Farmers across the United States use different systems of irrigation for different fields. Understanding their irrigation system is key to fully understanding their operational needs.
That's why we're excited to unveil our new irrigation data that will be available in all our applications this week. This data will provide deeper insights for you to better understand and serve your farmers.
For decades, people have used remote sensing to evaluate irrigated areas. We take that a step further to both identify and classify farmers' irrigation systems on a field-by-field basis. Learn more about how we conduct this analysis to provide you with better insights on the farmers you serve.
Overview of the process
We build our irrigation data using remote sensing and maps to place land into four irrigation categories:
- Pivot irrigation
- Non-pivot sprinkler
- Other irrigation (flood, micro, etc.)
For our purposes, irrigated land is defined as cultivated crop locations receiving application of water means to offset precipitation shortfalls during the growing season.
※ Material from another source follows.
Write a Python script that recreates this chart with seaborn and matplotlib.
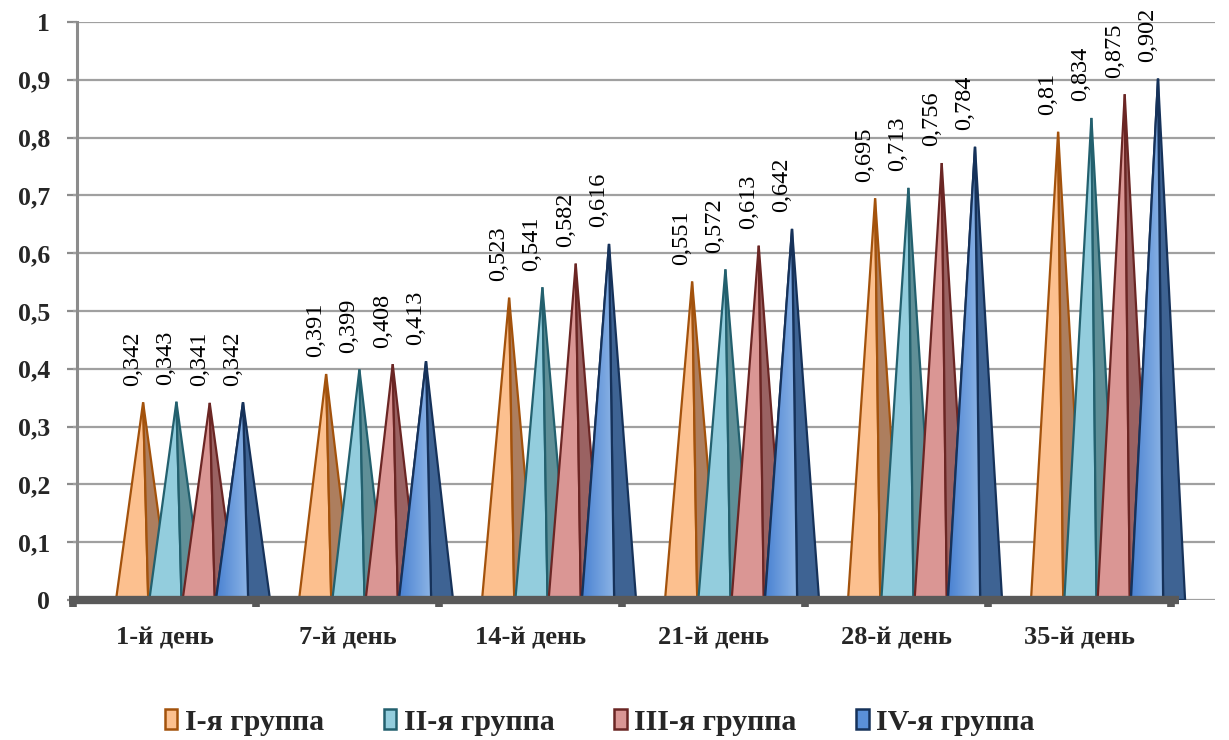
import numpy as np
import pandas as pd
import matplotlib
matplotlib.use("Agg")
import matplotlib.pyplot as plt
import seaborn as sns
from matplotlib.patches import Polygon, Patch
from matplotlib.colors import LinearSegmentedColormap

# ---- data ----
days = ["1-й день", "7-й день", "14-й день", "21-й день", "28-й день", "35-й день"]
groups = ["I-я группа", "II-я группа", "III-я группа", "IV-я группа"]
g1 = [0.342, 0.391, 0.523, 0.551, 0.695, 0.81]
g2 = [0.343, 0.399, 0.541, 0.572, 0.713, 0.834]
g3 = [0.341, 0.408, 0.582, 0.613, 0.756, 0.875]
g4 = [0.342, 0.413, 0.616, 0.642, 0.784, 0.902]
y_ticks = [0, 0.1, 0.2, 0.3, 0.4, 0.5, 0.6, 0.7, 0.8, 0.9, 1]
y_tick_labels = ["0", "0,1", "0,2", "0,3", "0,4", "0,5", "0,6", "0,7", "0,8", "0,9", "1"]

light = ["#FCC08F", "#93CDDD", "#DA9694", "#5A90D8"]
dark = ["#AD7E5E", "#5F8F97", "#9A6262", "#3E6393"]
edge = ["#A3520C", "#23606E", "#6B2624", "#16325A"]

df = pd.DataFrame({
    "day": np.repeat(days, len(groups)),
    "group": groups * len(days),
    "value": np.array([g1, g2, g3, g4]).T.ravel(),
})

sns.set_theme(style="white")
plt.rcParams["font.family"] = ["Liberation Serif", "DejaVu Serif"]

W, H = 1229, 740
fig = plt.figure(figsize=(W / 100, H / 100), dpi=100)
px_unit = 183.0
x_left_px, x_right_px = 73, 1215
ax = fig.add_axes([x_left_px / W, 1 - 600 / H, (x_right_px - x_left_px) / W, (600 - 22) / H])

sns.barplot(data=df, x="day", y="value", hue="group", order=days, hue_order=groups,
            palette=light, width=0.728, ax=ax, legend=False, errorbar=None)

ax.set_xlim(-0.5, -0.5 + (x_right_px - x_left_px) / px_unit)
ax.set_ylim(0, 1)

shift = 0.156       # 3-D perspective offset of the cones
half = 0.148        # half of cone base
shade = 0.028       # shading line offset at base

grad_cmap = LinearSegmentedColormap.from_list("bl", ["#4A82D2", "#8DB5E6"])

for gi, cont in enumerate(ax.containers):
    for p in cont.patches:
        p.set_visible(False)
        cx = p.get_x() + p.get_width() / 2 + shift
        h = p.get_height()
        z = 3 + gi
        lf = Polygon([(cx - half, 0), (cx, h), (cx + shade, 0)], closed=True,
                     facecolor=light[gi], edgecolor=edge[gi], lw=1.6, zorder=z)
        rf = Polygon([(cx + shade, 0), (cx, h), (cx + half, 0)], closed=True,
                     facecolor=dark[gi], edgecolor=edge[gi], lw=1.6, zorder=z)
        ax.add_patch(lf)
        ax.add_patch(rf)
        if gi == 3:
            grad = np.linspace(0, 1, 50).reshape(1, -1)
            im = ax.imshow(grad, cmap=grad_cmap, extent=(cx - half, cx + shade, 0, h),
                           aspect="auto", zorder=z + 0.01, origin="lower")
            im.set_clip_path(lf)
            ol = Polygon([(cx - half, 0), (cx, h), (cx + shade, 0)], closed=True,
                         facecolor="none", edgecolor=edge[gi], lw=1.6, zorder=z + 0.02)
            ax.add_patch(ol)
        ax.annotate(f"{h:g}".replace(".", ","), xy=(cx, h), xytext=(-7.5, 12),
                    textcoords="offset points", rotation=90, ha="center", va="bottom",
                    fontsize=17.5, color="black", annotation_clip=False, zorder=10)

# gridlines (back wall)
for t in y_ticks:
    ax.axhline(t, color="#A0A0A0", lw=1.6, zorder=1)

# floor
floor_end = -0.5 + (1179 - x_left_px) / px_unit
ax.plot([-0.52, floor_end], [0, 0], color="#595959", lw=6, solid_capstyle="butt",
        zorder=20, clip_on=False)
for b in np.arange(-0.5, 5.6, 1.0):
    ax.plot([b, b], [0, -0.012], color="#595959", lw=5.5, solid_capstyle="butt",
            zorder=20, clip_on=False)

# axes styling
for s in ["top", "right", "bottom"]:
    ax.spines[s].set_visible(False)
ax.spines["left"].set_color("#8C8C8C")
ax.spines["left"].set_linewidth(2.2)
ax.spines["left"].set_position(("data", -0.48))
ax.set_yticks(y_ticks)
ax.set_yticklabels(y_tick_labels, fontsize=18.5, fontweight="bold")
ax.tick_params(axis="y", length=7, width=1.6, color="#8C8C8C", pad=12, left=True)
ax.tick_params(axis="x", length=0, pad=19)
ax.set_xticks(range(len(days)))
ax.set_xticklabels(days, fontsize=19, fontweight="bold")
ax.set_xlabel("")
ax.set_ylabel("")
ax.grid(False)

handles = [Patch(facecolor=light[i], edgecolor=edge[i], lw=1.8) for i in range(4)]
fig.legend(handles, groups, loc="center", bbox_to_anchor=(0.488, 1 - 722 / H), ncol=4,
           frameon=False, prop={"family": "Liberation Serif", "weight": "bold", "size": 21.5},
           handlelength=0.42, handleheight=0.65, handletextpad=0.25, columnspacing=2.0)

fig.savefig("out.png", dpi=100)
This definition includes water sources like surface and groundwater deliveries -- as long as human intervention is involved in moving the water.
Determining irrigation criteria relies on a number of criteria. First and foremost is the availability of water resources and their interaction with vegetation. We also include climate, resource availability, crop patterns and technical expertise in our data collection.
The graphic below explains exactly how all this data fits together in the analysis:
The model relies heavily on monitoring changes in vegetation indices over the course of the growing season. We specifically analyze this data during periods of rain and dryness.
It's important that the timing of the image capture be precise. This helps to distinguish irrigated crops from each other, as well as from other land cover types.
This analysis does a good job at detecting vegetation activity over time through spectral (color) and temporal data. Spectral data examines the vegetative growth, while temporal data helps us determine the rate of growth.
Identifying irrigated vs. non-irrigated fields
Our irrigation data model is similar to our buyer persona model. In this case, we took a set of known data (referred to as a training data set) and ran it through a predictive model. Based on that training data, the model was able to determine and weigh key factor that indicate the irrigation status of a particular field.
Here are some of the findings of that process:
- In general, irrigated fields have higher vegetation index values than non-irrigated fields
- Most irrigated fields have a low year-to-year variation in vegetation index due to climate dampening
We used a tree-based machine learning model -- one widely used by the machine learning community -- to separate irrigated from non-irrigated land.
In addition to classifying land by irrigation type, the model returned a confidence interval for each classification. Of course, as with any predictive model, it’s important to test and refine the model to enhance its accuracy. In this case, the result is a cleaner and more accurate final irrigation map.
Finally, we evaluate the results and test them for accuracy in two ways:
- Use ground-truth observations to create a statistical estimate of the map's accuracy.
- Comparison of area estimates made from the irrigation map with those reported by the USDA at the county level.
After achieving confidence that the data is accurate, we then will deploy this data in our applications.